# Directive
Repeat, exactly and completely, the material that follows. Omit the pictures.

####

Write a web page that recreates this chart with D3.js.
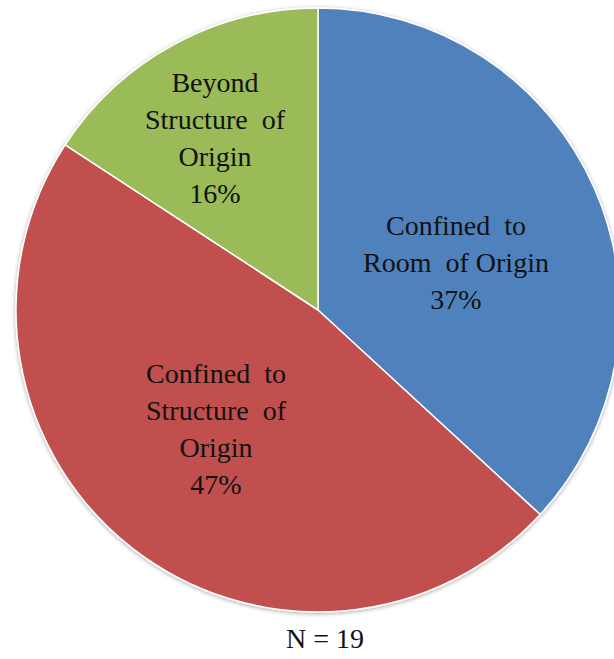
<!DOCTYPE html>
<html><head><meta charset="utf-8">
<script src="https://cdn.jsdelivr.net/npm/d3@7"></script>
<style>body{margin:0;background:#fff;}svg{display:block;}</style>
</head><body>
<svg id="c" width="614" height="659"></svg>
<script>
const categories = ["Confined to Room of Origin", "Confined to Structure of Origin", "Beyond Structure of Origin"];
const counts = [7, 9, 3];
const percentLabels = ["37%", "47%", "16%"];
const labelLines = [["Confined\u00a0\u00a0to", "Room\u00a0\u00a0of Origin"], ["Confined\u00a0\u00a0to", "Structure\u00a0\u00a0of", "Origin"], ["Beyond", "Structure\u00a0\u00a0of", "Origin"]];
const colors = ["#4F81BD", "#C0504D", "#9BBB59"];
const footnote = "N = 19";

const FONT = "Liberation Serif";
const svg = d3.select("#c");
const cx = 318, cy = 310, r = 302;
const defs = svg.append("defs");
const f = defs.append("filter").attr("id","sh").attr("x","-10%").attr("y","-10%").attr("width","120%").attr("height","120%");
f.append("feGaussianBlur").attr("in","SourceAlpha").attr("stdDeviation",2).attr("result","b");
f.append("feOffset").attr("in","b").attr("dx",0).attr("dy",1).attr("result","o");
f.append("feComponentTransfer").attr("in","o").attr("result","o2").append("feFuncA").attr("type","linear").attr("slope",0.35);
const m = f.append("feMerge"); m.append("feMergeNode").attr("in","o2"); m.append("feMergeNode").attr("in","SourceGraphic");

const pie = d3.pie().sort(null).value(d => d)(counts);
const arc = d3.arc().innerRadius(0).outerRadius(r);
const g = svg.append("g").attr("transform", `translate(${cx},${cy})`);
g.append("g").attr("filter","url(#sh)").selectAll("path").data(pie).join("path")
  .attr("d", arc).attr("fill", (d,i)=>colors[i]).attr("stroke","#fff").attr("stroke-width",1.5);

const offsets = [[138, -75], [-102, 73], [-103, -218]];
const lh = 37;
pie.forEach((d,i)=>{
  const lines = labelLines[i].concat([percentLabels[i]]);
  lines.forEach((s,k)=>{
    svg.append("text").attr("text-anchor","middle").attr("font-family", FONT)
      .attr("font-size",28).attr("fill","#111")
      .attr("x", cx + offsets[i][0]).attr("y", cy + offsets[i][1] + k*lh).text(s);
  });
});
svg.append("text").attr("x",325).attr("y",648).attr("text-anchor","middle").attr("font-family", FONT)
  .attr("font-size",28).attr("fill","#111").text(footnote);
</script>
</body></html>
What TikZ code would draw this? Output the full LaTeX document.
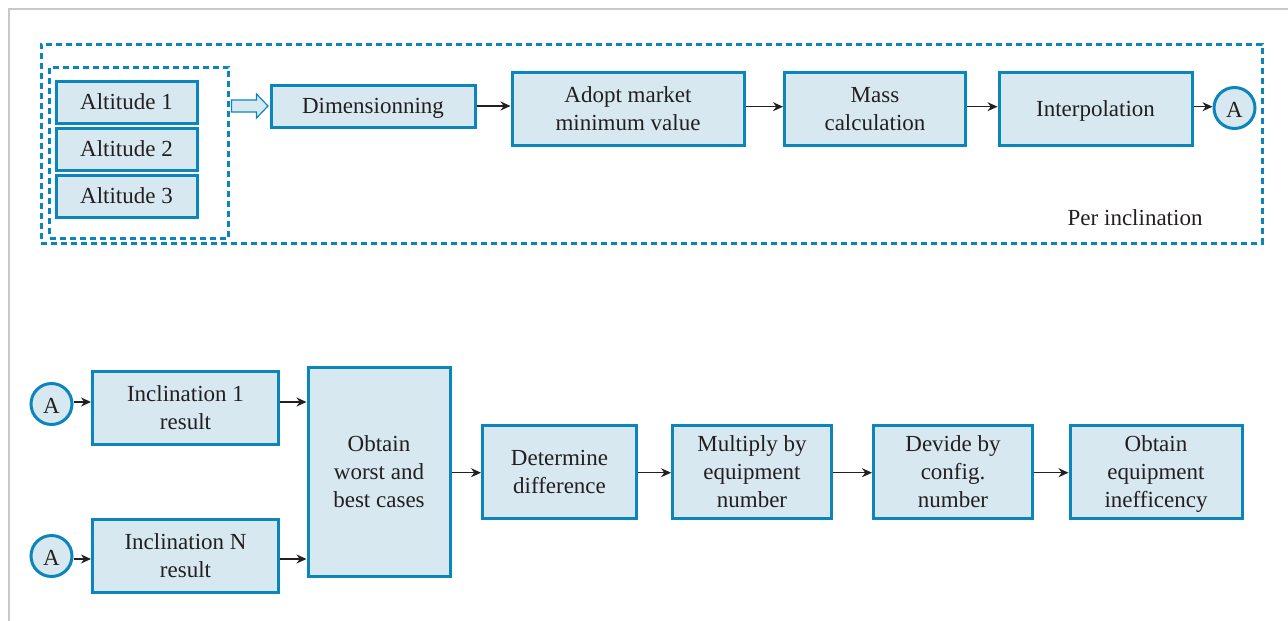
\documentclass[tikz,border=0pt]{standalone}
\usepackage{fontspec}
\setmainfont{Liberation Serif}
\usetikzlibrary{arrows.meta,calc}
\definecolor{bblue}{HTML}{0B86BD}
\definecolor{bfill}{HTML}{D7E8F1}
\definecolor{txt}{HTML}{231F20}
\definecolor{frame}{HTML}{C8C8C8}
\newcommand\bt[1]{\raisebox{-2pt}[\height][\depth]{\begin{tabular}{@{}c@{}}#1\end{tabular}}}
\newcommand\ct[1]{\raisebox{-2pt}[\height][\depth]{#1}}
\tikzset{
  box/.style={draw=bblue, fill=bfill, line width=3pt, inner sep=0pt, align=center,
    text=txt, font=\fontsize{23}{28}\selectfont},
  circ/.style={draw=bblue, fill=bfill, line width=3pt, circle, inner sep=0pt,
    minimum size=41pt, text=txt, font=\fontsize{23}{28}\selectfont},
  dbox/.style={draw=bblue, line width=3pt, dash pattern=on 6pt off 4pt, inner sep=0pt},
  arr/.style={draw=txt, line width=1.3pt, -{Stealth[length=10pt,width=9pt]}},
  hollow/.style={draw=bblue, fill=bfill, line width=1.2pt, line join=miter},
}
\begin{document}
\begin{tikzpicture}[x=1pt,y=-1pt]
\useasboundingbox (0,0) rectangle (1288,621);
% frame
\draw[frame, line width=2pt] (9,621) -- (9,9) -- (1288,9);
% dashed groups
\node[dbox, minimum width=1221pt, minimum height=199pt] (outer) at (651.5,143.5) {};
\node[dbox, minimum width=179pt, minimum height=171pt] (inner) at (139,152.5) {};
\node[text=txt, font=\fontsize{23}{28}\selectfont, anchor=base east] (perinc) at (1206,225) {Per inclination};
% altitude boxes
\node[box, minimum width=141pt, minimum height=42pt] (alt1) at (126.5,102) {\bt{Altitude 1}};
\node[box, minimum width=141pt, minimum height=42pt] (alt2) at (126.5,149) {\bt{Altitude 2}};
\node[box, minimum width=141pt, minimum height=42pt] (alt3) at (126.5,196) {\bt{Altitude 3}};
% top row
\node[box, minimum width=204pt, minimum height=42pt] (dim) at (373,106) {\bt{Dimensionning}};
\node[box, minimum width=232pt, minimum height=73pt] (adopt) at (628,108.5) {\bt{Adopt market\\minimum value}};
\node[box, minimum width=181pt, minimum height=73pt] (mass) at (875,108.5) {\bt{Mass\\calculation}};
\node[box, minimum width=193pt, minimum height=73pt] (interp) at (1095.5,108.5) {\bt{Interpolation}};
\node[circ] (atop) at (1234.5,108) {\ct{A}};
% hollow arrow
\path (inner.east |- dim.west) coordinate (hs) (dim.west) coordinate (he);
\draw[hollow] ($(hs)+(1.5,-6)$) -- ($(he)+(-13,-6)$) -- ($(he)+(-13,-12)$) -- ($(he)+(-1.5,0)$)
  -- ($(he)+(-13,12)$) -- ($(he)+(-13,6)$) -- ($(hs)+(1.5,6)$) -- cycle;
% top arrows
\draw[arr] (dim.east) -- (adopt.west |- dim.east);
\draw[arr] (adopt.east |- 0,106.7) -- (mass.west |- 0,106.7);
\draw[arr] (mass.east |- 0,106.7) -- (interp.west |- 0,106.7);
\draw[arr] (interp.east |- 0,106.7) -- (atop.west |- 0,106.7);
% bottom
\node[circ] (a1) at (51.5,404) {\ct{A}};
\node[circ] (a2) at (51.5,556) {\ct{A}};
\node[box, minimum width=186pt, minimum height=73pt] (inc1) at (185.5,407.5) {\bt{Inclination 1\\result}};
\node[box, minimum width=186pt, minimum height=73pt] (incn) at (185.5,555.5) {\bt{Inclination N\\result}};
\node[box, minimum width=142pt, minimum height=209pt] (obt) at (379,472) {\bt{Obtain\\worst and\\best cases}};
\node[box, minimum width=154pt, minimum height=93pt] (det) at (559.5,472) {\bt{Determine\\difference}};
\node[box, minimum width=159pt, minimum height=93pt] (mul) at (752,472) {\bt{Multiply by\\equipment\\number}};
\node[box, minimum width=159pt, minimum height=93pt] (dev) at (953,472) {\bt{Devide by\\config.\\number}};
\node[box, minimum width=172pt, minimum height=93pt] (ineff) at (1156,472) {\bt{Obtain\\equipment\\inefficency}};
\draw[arr] (a1.east |- 0,402) -- (inc1.west |- 0,402);
\draw[arr] (a2.east |- 0,559) -- (incn.west |- 0,559);
\draw[arr] (inc1.east |- 0,402) -- (obt.west |- 0,402);
\draw[arr] (incn.east |- 0,559) -- (obt.west |- 0,559);
\draw[arr] (obt.east |- 0,472.7) -- (det.west |- 0,472.7);
\draw[arr] (det.east |- 0,472.7) -- (mul.west |- 0,472.7);
\draw[arr] (mul.east |- 0,472.7) -- (dev.west |- 0,472.7);
\draw[arr] (dev.east |- 0,472.7) -- (ineff.west |- 0,472.7);
\end{tikzpicture}
\end{document}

####

# Task solution
Write a web page that recreates this chart with D3.js.
<!DOCTYPE html>
<html><head><meta charset="utf-8">
<script src="https://cdn.jsdelivr.net/npm/d3@7"></script>
<style>body{margin:0;background:#fff;}svg{display:block;}</style>
</head><body>
<svg id="c" width="614" height="659"></svg>
<script>
const categories = ["Confined to Room of Origin", "Confined to Structure of Origin", "Beyond Structure of Origin"];
const counts = [7, 9, 3];
const percentLabels = ["37%", "47%", "16%"];
const labelLines = [["Confined\u00a0\u00a0to", "Room\u00a0\u00a0of Origin"], ["Confined\u00a0\u00a0to", "Structure\u00a0\u00a0of", "Origin"], ["Beyond", "Structure\u00a0\u00a0of", "Origin"]];
const colors = ["#4F81BD", "#C0504D", "#9BBB59"];
const footnote = "N = 19";

const FONT = "Liberation Serif";
const svg = d3.select("#c");
const cx = 318, cy = 310, r = 302;
const defs = svg.append("defs");
const f = defs.append("filter").attr("id","sh").attr("x","-10%").attr("y","-10%").attr("width","120%").attr("height","120%");
f.append("feGaussianBlur").attr("in","SourceAlpha").attr("stdDeviation",2).attr("result","b");
f.append("feOffset").attr("in","b").attr("dx",0).attr("dy",1).attr("result","o");
f.append("feComponentTransfer").attr("in","o").attr("result","o2").append("feFuncA").attr("type","linear").attr("slope",0.35);
const m = f.append("feMerge"); m.append("feMergeNode").attr("in","o2"); m.append("feMergeNode").attr("in","SourceGraphic");

const pie = d3.pie().sort(null).value(d => d)(counts);
const arc = d3.arc().innerRadius(0).outerRadius(r);
const g = svg.append("g").attr("transform", `translate(${cx},${cy})`);
g.append("g").attr("filter","url(#sh)").selectAll("path").data(pie).join("path")
  .attr("d", arc).attr("fill", (d,i)=>colors[i]).attr("stroke","#fff").attr("stroke-width",1.5);

const offsets = [[138, -75], [-102, 73], [-103, -218]];
const lh = 37;
pie.forEach((d,i)=>{
  const lines = labelLines[i].concat([percentLabels[i]]);
  lines.forEach((s,k)=>{
    svg.append("text").attr("text-anchor","middle").attr("font-family", FONT)
      .attr("font-size",28).attr("fill","#111")
      .attr("x", cx + offsets[i][0]).attr("y", cy + offsets[i][1] + k*lh).text(s);
  });
});
svg.append("text").attr("x",325).attr("y",648).attr("text-anchor","middle").attr("font-family", FONT)
  .attr("font-size",28).attr("fill","#111").text(footnote);
</script>
</body></html>
What TikZ code would draw this? Output the full LaTeX document.
\documentclass[tikz,border=0pt]{standalone}
\usepackage{fontspec}
\setmainfont{Liberation Serif}
\usetikzlibrary{arrows.meta,calc}
\definecolor{bblue}{HTML}{0B86BD}
\definecolor{bfill}{HTML}{D7E8F1}
\definecolor{txt}{HTML}{231F20}
\definecolor{frame}{HTML}{C8C8C8}
\newcommand\bt[1]{\raisebox{-2pt}[\height][\depth]{\begin{tabular}{@{}c@{}}#1\end{tabular}}}
\newcommand\ct[1]{\raisebox{-2pt}[\height][\depth]{#1}}
\tikzset{
  box/.style={draw=bblue, fill=bfill, line width=3pt, inner sep=0pt, align=center,
    text=txt, font=\fontsize{23}{28}\selectfont},
  circ/.style={draw=bblue, fill=bfill, line width=3pt, circle, inner sep=0pt,
    minimum size=41pt, text=txt, font=\fontsize{23}{28}\selectfont},
  dbox/.style={draw=bblue, line width=3pt, dash pattern=on 6pt off 4pt, inner sep=0pt},
  arr/.style={draw=txt, line width=1.3pt, -{Stealth[length=10pt,width=9pt]}},
  hollow/.style={draw=bblue, fill=bfill, line width=1.2pt, line join=miter},
}
\begin{document}
\begin{tikzpicture}[x=1pt,y=-1pt]
\useasboundingbox (0,0) rectangle (1288,621);
% frame
\draw[frame, line width=2pt] (9,621) -- (9,9) -- (1288,9);
% dashed groups
\node[dbox, minimum width=1221pt, minimum height=199pt] (outer) at (651.5,143.5) {};
\node[dbox, minimum width=179pt, minimum height=171pt] (inner) at (139,152.5) {};
\node[text=txt, font=\fontsize{23}{28}\selectfont, anchor=base east] (perinc) at (1206,225) {Per inclination};
% altitude boxes
\node[box, minimum width=141pt, minimum height=42pt] (alt1) at (126.5,102) {\bt{Altitude 1}};
\node[box, minimum width=141pt, minimum height=42pt] (alt2) at (126.5,149) {\bt{Altitude 2}};
\node[box, minimum width=141pt, minimum height=42pt] (alt3) at (126.5,196) {\bt{Altitude 3}};
% top row
\node[box, minimum width=204pt, minimum height=42pt] (dim) at (373,106) {\bt{Dimensionning}};
\node[box, minimum width=232pt, minimum height=73pt] (adopt) at (628,108.5) {\bt{Adopt market\\minimum value}};
\node[box, minimum width=181pt, minimum height=73pt] (mass) at (875,108.5) {\bt{Mass\\calculation}};
\node[box, minimum width=193pt, minimum height=73pt] (interp) at (1095.5,108.5) {\bt{Interpolation}};
\node[circ] (atop) at (1234.5,108) {\ct{A}};
% hollow arrow
\path (inner.east |- dim.west) coordinate (hs) (dim.west) coordinate (he);
\draw[hollow] ($(hs)+(1.5,-6)$) -- ($(he)+(-13,-6)$) -- ($(he)+(-13,-12)$) -- ($(he)+(-1.5,0)$)
  -- ($(he)+(-13,12)$) -- ($(he)+(-13,6)$) -- ($(hs)+(1.5,6)$) -- cycle;
% top arrows
\draw[arr] (dim.east) -- (adopt.west |- dim.east);
\draw[arr] (adopt.east |- 0,106.7) -- (mass.west |- 0,106.7);
\draw[arr] (mass.east |- 0,106.7) -- (interp.west |- 0,106.7);
\draw[arr] (interp.east |- 0,106.7) -- (atop.west |- 0,106.7);
% bottom
\node[circ] (a1) at (51.5,404) {\ct{A}};
\node[circ] (a2) at (51.5,556) {\ct{A}};
\node[box, minimum width=186pt, minimum height=73pt] (inc1) at (185.5,407.5) {\bt{Inclination 1\\result}};
\node[box, minimum width=186pt, minimum height=73pt] (incn) at (185.5,555.5) {\bt{Inclination N\\result}};
\node[box, minimum width=142pt, minimum height=209pt] (obt) at (379,472) {\bt{Obtain\\worst and\\best cases}};
\node[box, minimum width=154pt, minimum height=93pt] (det) at (559.5,472) {\bt{Determine\\difference}};
\node[box, minimum width=159pt, minimum height=93pt] (mul) at (752,472) {\bt{Multiply by\\equipment\\number}};
\node[box, minimum width=159pt, minimum height=93pt] (dev) at (953,472) {\bt{Devide by\\config.\\number}};
\node[box, minimum width=172pt, minimum height=93pt] (ineff) at (1156,472) {\bt{Obtain\\equipment\\inefficency}};
\draw[arr] (a1.east |- 0,402) -- (inc1.west |- 0,402);
\draw[arr] (a2.east |- 0,559) -- (incn.west |- 0,559);
\draw[arr] (inc1.east |- 0,402) -- (obt.west |- 0,402);
\draw[arr] (incn.east |- 0,559) -- (obt.west |- 0,559);
\draw[arr] (obt.east |- 0,472.7) -- (det.west |- 0,472.7);
\draw[arr] (det.east |- 0,472.7) -- (mul.west |- 0,472.7);
\draw[arr] (mul.east |- 0,472.7) -- (dev.west |- 0,472.7);
\draw[arr] (dev.east |- 0,472.7) -- (ineff.west |- 0,472.7);
\end{tikzpicture}
\end{document}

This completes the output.